LONGおよびLOBデータ型がある場合、ODBCドライバのプリフェッチ行数は、フェッチ・バッファ・サイズに依存しません。LONGおよびLOBデータ型では、パフォーマンスの改善が見込めず、過度のメモリー消費を引き起こす可能性があります。ODBCドライバは、LONGおよびLOBデータ型がある場合、フェッチ・バッファ・サイズを無視し、設定された行数をプリフェッチします。

8.3 DATEデータ型およびTIMESTAMPデータ型

索引を含むDATE列をWHERE句で使用すると、データベースのパフォーマンスに影響する場合があります。次に例を示します。
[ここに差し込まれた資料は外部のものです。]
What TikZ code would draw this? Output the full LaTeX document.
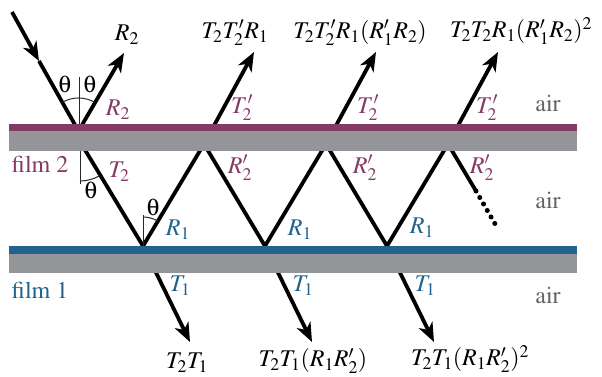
\documentclass[tikz,border=0pt]{standalone}
\usepackage[T1]{fontenc}
\usepackage{mathptmx}
\usetikzlibrary{arrows.meta}
\definecolor{filmpurple}{RGB}{132,58,100}
\definecolor{filmblue}{RGB}{33,99,140}
\definecolor{filmgray}{RGB}{147,149,153}
\definecolor{airgray}{RGB}{100,100,100}
\newcommand{\uptheta}{{\usefont{U}{psy}{m}{n}q}}
\begin{document}
\begin{tikzpicture}[x=1pt,y=-1pt,
  ray/.style={line width=3.8pt},
  tipped/.style={-{Stealth[length=19pt,width=15pt,inset=5.5pt]}},
  normalline/.style={line width=1pt,draw=black!85},
  lbl/.style={inner sep=0pt,font=\fontsize{24}{28}\selectfont},
  purp/.style={lbl,text=filmpurple},
  blu/.style={lbl,text=filmblue},
  airlbl/.style={lbl,text=airgray}]
\useasboundingbox (0,0) rectangle (602,377);
% key points
\coordinate (s) at (12,12);
\coordinate (m) at (39,61);
\coordinate (v0) at (78.5,131);
\coordinate (tr) at (76,135);
\coordinate (b1) at (143,246);
\coordinate (b2) at (265,246);
\coordinate (b3) at (387,246);
\coordinate (t1) at (204,144);
\coordinate (t2) at (326,144);
\coordinate (t3) at (448,144);
\coordinate (r2tip) at (124,53);
\coordinate (p1) at (254,52);
\coordinate (p2) at (376,52);
\coordinate (p3) at (498,52);
\coordinate (q1) at (190,342);
\coordinate (q2) at (312,342);
\coordinate (q3) at (434,342);
\coordinate (d0) at (476,191);
\coordinate (d1) at (498,229);
% rays
\draw[ray,tipped] (s) -- (m);
\draw[ray] (m) -- (v0);
\draw[ray,tipped] (v0) -- (r2tip);
\draw[ray] (tr) -- (b1) -- (t1) -- (b2) -- (t2) -- (b3) -- (t3) -- (d0);
\draw[ray,line cap=round,dash pattern=on 0pt off 7.5pt,line width=5pt] (d0) -- (d1);
\draw[ray,tipped] (t1) -- (p1);
\draw[ray,tipped] (t2) -- (p2);
\draw[ray,tipped] (t3) -- (p3);
\draw[ray,tipped] (b1) -- (q1);
\draw[ray,tipped] (b2) -- (q2);
\draw[ray,tipped] (b3) -- (q3);
% films
\fill[filmpurple] (9,124) rectangle (577,131.5);
\fill[filmgray] (9,131.5) rectangle (577,151);
\fill[filmblue] (9,246) rectangle (577,253.5);
\fill[filmgray] (9,253.5) rectangle (577,273);
% normals and angles
\draw[normalline] (79,77) -- (79,124);
\draw[normalline] (v0) ++(-120:33) arc[start angle=-120,end angle=-60,radius=33];
\draw[normalline] (80,151) -- (80,184);
\draw[normalline] (80,142) ++(90:39) arc[start angle=90,end angle=59,radius=39];
\draw[normalline] (143,215) -- (143,246);
\draw[normalline] (b1) ++(-90:29) arc[start angle=-90,end angle=-59,radius=29];
\node[lbl] (th1) at (65,84) {\uptheta};
\node[lbl] (th2) at (90,84) {\uptheta};
\node[lbl] (th3) at (91,190) {\uptheta};
\node[lbl] (th4) at (153,207) {\uptheta};
% top labels
\node[lbl] (lR2) at (127,35) {$R_2$};
\node[lbl] (lA) at (235,33) {$T_2T'_2R_1$};
\node[lbl] (lB) at (360,33) {$T_2T'_2R_1(R'_1R_2)$};
\node[lbl] (lC) at (521,31) {$T_2T_2R_1(R'_1R_2)^2$};
% film labels
\node[purp] (cR2) at (118,110) {$R_2$};
\node[purp] (cT2a) at (242,108) {$T'_2$};
\node[purp] (cT2b) at (368,108) {$T'_2$};
\node[purp] (cT2c) at (487,108) {$T'_2$};
\node[purp] (cT2) at (119,172) {$T_2$};
\node[purp] (cR2a) at (240,168) {$R'_2$};
\node[purp] (cR2b) at (365,168) {$R'_2$};
\node[purp] (cR2c) at (482,168) {$R'_2$};
\node[blu] (cR1a) at (178,230) {$R_1$};
\node[blu] (cR1b) at (300,230) {$R_1$};
\node[blu] (cR1c) at (422,228) {$R_1$};
\node[blu] (cT1a) at (180,286) {$T_1$};
\node[blu] (cT1b) at (303,286) {$T_1$};
\node[blu] (cT1c) at (425,286) {$T_1$};
\node[purp] (f2) at (40,164) {film 2};
\node[blu] (f1) at (40,290) {film 1};
\node[airlbl] (air1) at (548,103) {air};
\node[airlbl] (air2) at (548,200) {air};
\node[airlbl] (air3) at (548,295) {air};
% bottom labels
\node[lbl] (lD) at (187,363) {$T_2T_1$};
\node[lbl] (lE) at (313,361) {$T_2T_1(R_1R'_2)$};
\node[lbl] (lF) at (470,359) {$T_2T_1(R_1R'_2)^2$};
\end{tikzpicture}
\end{document}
SELECT * FROM EMP WHERE HIREDATE = ?

この例ではHIREDATE列の索引を使用して、瞬時に問合せを実行できます。ただし、HIREDATEは実際にはDATE値であり、ODBCドライバによりTIMESTAMPのパラメータ値が提供されるため、Oracleサーバーの問合せオプティマイザには変換機能を適用する必要があります。誤った結果(パラメータ値にゼロ以外の小数秒が含まれる場合に発生する可能性があります)を回避するには、次のような文になるようにオプティマイザでHIREDATE列に変換を適用します。
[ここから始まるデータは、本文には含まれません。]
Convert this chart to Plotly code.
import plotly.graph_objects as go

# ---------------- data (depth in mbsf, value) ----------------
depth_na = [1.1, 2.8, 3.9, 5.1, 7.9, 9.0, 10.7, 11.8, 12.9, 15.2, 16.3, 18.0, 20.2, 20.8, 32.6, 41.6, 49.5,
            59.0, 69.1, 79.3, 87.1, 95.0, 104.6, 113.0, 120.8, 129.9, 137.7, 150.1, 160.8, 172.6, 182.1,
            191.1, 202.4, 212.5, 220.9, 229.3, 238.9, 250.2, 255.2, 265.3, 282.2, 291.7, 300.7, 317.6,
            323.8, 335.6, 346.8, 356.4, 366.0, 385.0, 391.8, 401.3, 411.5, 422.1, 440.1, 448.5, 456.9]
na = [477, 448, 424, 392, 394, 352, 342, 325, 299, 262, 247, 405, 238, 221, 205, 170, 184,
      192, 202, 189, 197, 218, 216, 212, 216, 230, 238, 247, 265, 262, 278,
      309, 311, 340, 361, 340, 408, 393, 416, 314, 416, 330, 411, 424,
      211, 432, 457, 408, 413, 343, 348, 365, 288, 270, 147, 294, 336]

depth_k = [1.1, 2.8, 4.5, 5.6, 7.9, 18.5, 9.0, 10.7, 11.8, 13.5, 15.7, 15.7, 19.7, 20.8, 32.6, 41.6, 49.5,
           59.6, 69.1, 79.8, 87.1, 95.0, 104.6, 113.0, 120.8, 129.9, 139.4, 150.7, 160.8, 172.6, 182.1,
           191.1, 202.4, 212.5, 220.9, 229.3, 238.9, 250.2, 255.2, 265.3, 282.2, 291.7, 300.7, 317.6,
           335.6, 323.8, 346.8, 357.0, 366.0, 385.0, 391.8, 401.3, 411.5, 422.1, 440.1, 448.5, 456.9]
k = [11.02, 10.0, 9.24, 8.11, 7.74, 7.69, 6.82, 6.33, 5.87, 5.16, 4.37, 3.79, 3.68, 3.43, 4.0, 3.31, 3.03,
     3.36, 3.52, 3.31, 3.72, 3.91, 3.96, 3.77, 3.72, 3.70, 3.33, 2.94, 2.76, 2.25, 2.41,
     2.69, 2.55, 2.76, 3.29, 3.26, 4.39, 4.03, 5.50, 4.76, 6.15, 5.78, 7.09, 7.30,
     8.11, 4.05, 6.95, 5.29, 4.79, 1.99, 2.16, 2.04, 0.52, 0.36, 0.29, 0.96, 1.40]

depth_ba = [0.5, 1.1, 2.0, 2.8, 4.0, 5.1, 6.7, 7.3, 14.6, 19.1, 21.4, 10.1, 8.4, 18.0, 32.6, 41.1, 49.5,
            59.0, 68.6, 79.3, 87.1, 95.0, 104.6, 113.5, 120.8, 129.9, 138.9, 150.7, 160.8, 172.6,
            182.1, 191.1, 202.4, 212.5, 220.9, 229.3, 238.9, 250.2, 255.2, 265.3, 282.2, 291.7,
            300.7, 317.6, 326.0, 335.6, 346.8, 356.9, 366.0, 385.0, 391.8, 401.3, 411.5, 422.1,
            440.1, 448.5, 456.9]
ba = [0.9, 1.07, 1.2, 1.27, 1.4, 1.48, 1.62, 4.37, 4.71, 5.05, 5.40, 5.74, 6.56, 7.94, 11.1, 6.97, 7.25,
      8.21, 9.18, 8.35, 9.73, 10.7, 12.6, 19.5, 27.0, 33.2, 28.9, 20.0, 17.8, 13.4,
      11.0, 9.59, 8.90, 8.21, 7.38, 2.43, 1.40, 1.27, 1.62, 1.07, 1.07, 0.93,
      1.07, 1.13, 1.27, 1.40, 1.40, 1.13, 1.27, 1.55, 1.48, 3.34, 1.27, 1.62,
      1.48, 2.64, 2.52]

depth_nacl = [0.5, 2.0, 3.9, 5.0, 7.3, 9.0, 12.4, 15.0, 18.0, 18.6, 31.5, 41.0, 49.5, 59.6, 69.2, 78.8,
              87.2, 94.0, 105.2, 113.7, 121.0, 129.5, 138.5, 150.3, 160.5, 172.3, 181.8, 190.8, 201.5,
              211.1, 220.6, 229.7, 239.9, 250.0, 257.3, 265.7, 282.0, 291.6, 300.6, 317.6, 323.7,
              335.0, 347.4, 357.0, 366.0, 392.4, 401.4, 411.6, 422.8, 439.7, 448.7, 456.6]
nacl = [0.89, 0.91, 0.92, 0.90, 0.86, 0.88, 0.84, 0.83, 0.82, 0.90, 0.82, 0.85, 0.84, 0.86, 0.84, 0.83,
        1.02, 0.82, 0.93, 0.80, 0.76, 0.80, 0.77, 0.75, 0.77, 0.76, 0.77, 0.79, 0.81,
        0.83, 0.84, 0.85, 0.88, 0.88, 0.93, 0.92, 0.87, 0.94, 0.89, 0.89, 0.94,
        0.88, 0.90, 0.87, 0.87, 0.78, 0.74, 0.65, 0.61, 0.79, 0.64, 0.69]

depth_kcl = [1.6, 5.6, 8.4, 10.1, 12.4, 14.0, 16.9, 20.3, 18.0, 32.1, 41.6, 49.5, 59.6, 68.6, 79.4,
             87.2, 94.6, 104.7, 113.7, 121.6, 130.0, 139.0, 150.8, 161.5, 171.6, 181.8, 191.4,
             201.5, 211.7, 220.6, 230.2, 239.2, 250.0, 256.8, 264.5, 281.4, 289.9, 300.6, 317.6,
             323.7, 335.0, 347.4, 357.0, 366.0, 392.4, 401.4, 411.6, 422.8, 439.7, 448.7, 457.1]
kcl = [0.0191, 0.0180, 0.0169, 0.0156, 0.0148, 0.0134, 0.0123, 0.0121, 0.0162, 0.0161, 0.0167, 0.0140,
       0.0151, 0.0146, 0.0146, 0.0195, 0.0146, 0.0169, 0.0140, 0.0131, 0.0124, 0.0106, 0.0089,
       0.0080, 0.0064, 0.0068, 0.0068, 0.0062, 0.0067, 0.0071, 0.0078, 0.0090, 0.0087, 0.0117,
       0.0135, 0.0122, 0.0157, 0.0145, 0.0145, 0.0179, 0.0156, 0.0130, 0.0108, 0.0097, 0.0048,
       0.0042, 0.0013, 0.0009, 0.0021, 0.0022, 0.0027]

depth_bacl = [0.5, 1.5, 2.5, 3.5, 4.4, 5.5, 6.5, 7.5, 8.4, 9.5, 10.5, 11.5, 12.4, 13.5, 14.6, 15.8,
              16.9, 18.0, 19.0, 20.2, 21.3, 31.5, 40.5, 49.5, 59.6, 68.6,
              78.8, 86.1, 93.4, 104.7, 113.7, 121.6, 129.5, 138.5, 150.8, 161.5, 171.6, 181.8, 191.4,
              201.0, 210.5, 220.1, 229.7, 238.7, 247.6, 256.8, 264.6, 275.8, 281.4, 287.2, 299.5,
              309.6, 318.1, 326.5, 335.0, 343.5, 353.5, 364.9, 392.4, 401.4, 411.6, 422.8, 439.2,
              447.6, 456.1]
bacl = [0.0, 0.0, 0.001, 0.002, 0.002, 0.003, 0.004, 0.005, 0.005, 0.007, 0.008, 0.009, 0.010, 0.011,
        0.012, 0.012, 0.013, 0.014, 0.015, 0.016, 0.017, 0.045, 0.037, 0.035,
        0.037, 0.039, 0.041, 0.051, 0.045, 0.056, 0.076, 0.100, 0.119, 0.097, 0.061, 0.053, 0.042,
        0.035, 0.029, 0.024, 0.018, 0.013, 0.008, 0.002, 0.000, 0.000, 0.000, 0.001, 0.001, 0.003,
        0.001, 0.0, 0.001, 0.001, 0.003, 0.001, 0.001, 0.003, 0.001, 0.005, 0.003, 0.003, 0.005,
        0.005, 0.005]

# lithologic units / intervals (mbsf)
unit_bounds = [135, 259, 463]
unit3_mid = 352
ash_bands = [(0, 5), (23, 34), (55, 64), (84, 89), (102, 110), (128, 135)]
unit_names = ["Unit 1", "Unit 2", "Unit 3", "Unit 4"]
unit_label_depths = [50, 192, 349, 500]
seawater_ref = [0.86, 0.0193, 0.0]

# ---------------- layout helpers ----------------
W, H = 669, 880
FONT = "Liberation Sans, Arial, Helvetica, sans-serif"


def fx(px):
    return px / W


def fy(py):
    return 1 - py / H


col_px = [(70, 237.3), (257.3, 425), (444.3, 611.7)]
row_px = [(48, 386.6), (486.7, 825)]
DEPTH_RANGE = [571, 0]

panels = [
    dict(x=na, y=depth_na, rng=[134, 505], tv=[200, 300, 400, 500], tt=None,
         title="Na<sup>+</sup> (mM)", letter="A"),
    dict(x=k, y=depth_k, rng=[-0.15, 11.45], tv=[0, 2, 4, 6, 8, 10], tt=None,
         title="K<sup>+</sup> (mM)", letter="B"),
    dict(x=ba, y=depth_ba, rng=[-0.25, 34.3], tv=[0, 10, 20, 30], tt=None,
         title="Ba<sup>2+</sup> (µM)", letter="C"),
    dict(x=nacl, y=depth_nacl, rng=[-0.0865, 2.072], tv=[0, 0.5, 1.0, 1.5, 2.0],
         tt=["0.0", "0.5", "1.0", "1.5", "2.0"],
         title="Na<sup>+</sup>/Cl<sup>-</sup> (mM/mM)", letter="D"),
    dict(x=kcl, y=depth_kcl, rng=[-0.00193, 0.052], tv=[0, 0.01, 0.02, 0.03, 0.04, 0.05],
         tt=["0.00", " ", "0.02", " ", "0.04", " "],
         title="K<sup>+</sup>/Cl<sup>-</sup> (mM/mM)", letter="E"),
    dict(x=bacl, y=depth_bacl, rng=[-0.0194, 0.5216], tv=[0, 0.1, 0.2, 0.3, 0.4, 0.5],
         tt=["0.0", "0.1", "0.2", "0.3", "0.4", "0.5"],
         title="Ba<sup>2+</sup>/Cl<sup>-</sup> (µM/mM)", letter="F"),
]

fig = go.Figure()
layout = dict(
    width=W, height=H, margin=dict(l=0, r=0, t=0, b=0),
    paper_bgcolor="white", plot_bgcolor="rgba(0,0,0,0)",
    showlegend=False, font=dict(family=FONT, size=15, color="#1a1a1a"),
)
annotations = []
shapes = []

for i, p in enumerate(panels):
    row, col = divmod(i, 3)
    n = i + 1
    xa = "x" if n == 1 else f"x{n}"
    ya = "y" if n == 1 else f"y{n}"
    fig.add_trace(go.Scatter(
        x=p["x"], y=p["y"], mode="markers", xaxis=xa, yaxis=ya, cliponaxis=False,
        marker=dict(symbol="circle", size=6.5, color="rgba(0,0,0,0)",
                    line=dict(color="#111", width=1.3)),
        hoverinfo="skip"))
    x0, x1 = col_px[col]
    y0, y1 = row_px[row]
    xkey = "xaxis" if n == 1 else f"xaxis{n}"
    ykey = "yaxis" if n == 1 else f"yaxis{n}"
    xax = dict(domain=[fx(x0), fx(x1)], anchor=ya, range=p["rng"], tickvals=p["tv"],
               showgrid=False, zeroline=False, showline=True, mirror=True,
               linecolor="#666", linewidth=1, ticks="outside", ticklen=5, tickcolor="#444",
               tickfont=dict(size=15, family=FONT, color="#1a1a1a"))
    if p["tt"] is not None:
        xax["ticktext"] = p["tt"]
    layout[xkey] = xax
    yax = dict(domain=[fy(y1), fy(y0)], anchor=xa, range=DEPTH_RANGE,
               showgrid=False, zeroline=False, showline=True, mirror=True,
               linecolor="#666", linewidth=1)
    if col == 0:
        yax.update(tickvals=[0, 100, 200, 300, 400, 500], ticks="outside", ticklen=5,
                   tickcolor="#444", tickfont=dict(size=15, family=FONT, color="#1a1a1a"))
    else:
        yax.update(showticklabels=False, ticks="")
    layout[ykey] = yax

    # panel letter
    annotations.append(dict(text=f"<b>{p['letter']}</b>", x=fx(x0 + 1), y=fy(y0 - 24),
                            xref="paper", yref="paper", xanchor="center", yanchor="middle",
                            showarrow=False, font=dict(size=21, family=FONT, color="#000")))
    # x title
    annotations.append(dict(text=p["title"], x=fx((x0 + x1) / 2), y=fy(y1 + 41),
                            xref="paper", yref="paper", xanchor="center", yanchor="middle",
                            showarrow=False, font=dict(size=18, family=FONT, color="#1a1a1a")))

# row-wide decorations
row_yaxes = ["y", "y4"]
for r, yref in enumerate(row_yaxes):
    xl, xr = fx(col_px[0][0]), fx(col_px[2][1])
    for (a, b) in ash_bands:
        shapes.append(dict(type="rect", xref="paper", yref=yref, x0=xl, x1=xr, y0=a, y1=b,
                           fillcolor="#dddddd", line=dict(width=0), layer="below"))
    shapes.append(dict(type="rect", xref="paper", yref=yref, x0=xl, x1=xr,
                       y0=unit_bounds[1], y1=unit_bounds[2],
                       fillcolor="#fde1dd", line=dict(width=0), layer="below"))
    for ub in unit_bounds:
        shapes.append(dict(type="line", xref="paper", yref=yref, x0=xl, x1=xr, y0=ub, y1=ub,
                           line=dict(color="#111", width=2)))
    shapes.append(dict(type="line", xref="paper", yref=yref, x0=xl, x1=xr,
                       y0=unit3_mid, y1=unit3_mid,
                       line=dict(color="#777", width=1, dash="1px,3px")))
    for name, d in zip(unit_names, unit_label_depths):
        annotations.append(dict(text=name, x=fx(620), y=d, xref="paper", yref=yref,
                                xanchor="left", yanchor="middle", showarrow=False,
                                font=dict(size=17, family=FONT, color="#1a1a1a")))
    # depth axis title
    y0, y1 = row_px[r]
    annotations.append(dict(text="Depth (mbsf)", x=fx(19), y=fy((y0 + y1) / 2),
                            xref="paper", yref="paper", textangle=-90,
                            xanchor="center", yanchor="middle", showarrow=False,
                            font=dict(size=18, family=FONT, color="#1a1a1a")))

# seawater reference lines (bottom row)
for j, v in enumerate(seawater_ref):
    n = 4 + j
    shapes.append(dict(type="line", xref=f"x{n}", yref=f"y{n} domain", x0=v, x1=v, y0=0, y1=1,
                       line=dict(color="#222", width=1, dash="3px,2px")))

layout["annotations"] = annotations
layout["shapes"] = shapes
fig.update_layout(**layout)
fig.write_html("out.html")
SELECT * FROM EMP WHERE TO_TIMESTAMP(HIREDATE) = ?

残念ながら、これにより、HIREDATE列の索引の使用は無効になり、かわりにサーバーによる表のスキャンが順次実行されます。表に多くの列が含まれる場合、これには時間がかかります。この状況を回避するため、ODBCドライバには「TIMESTAMPをDATEとしてバインド」接続オプションが用意されています。このオプションを有効にすると、ODBCドライバにより、SQL_TIMESTAMPパラメータはOracleのTIMESTAMPデータ型ではなくOracleのDATEデータ型としてバインドされます。これにより、問合せオプティマイザでDATE列の索引が使用できるようになります。

ノート:

このオプションは、DATE列をTIMESTAMP列としてバインドするMicrosoft Accessや類似のプログラムで使用することを目的としています。実際のTIMESTAMP列がある場合、またはデータが失われる可能性がある場合は、このオプションを使用しないでください。Microsoft Accessでは、主キーとして選択されたあらゆる列を使用して、このような問合せが実行されています。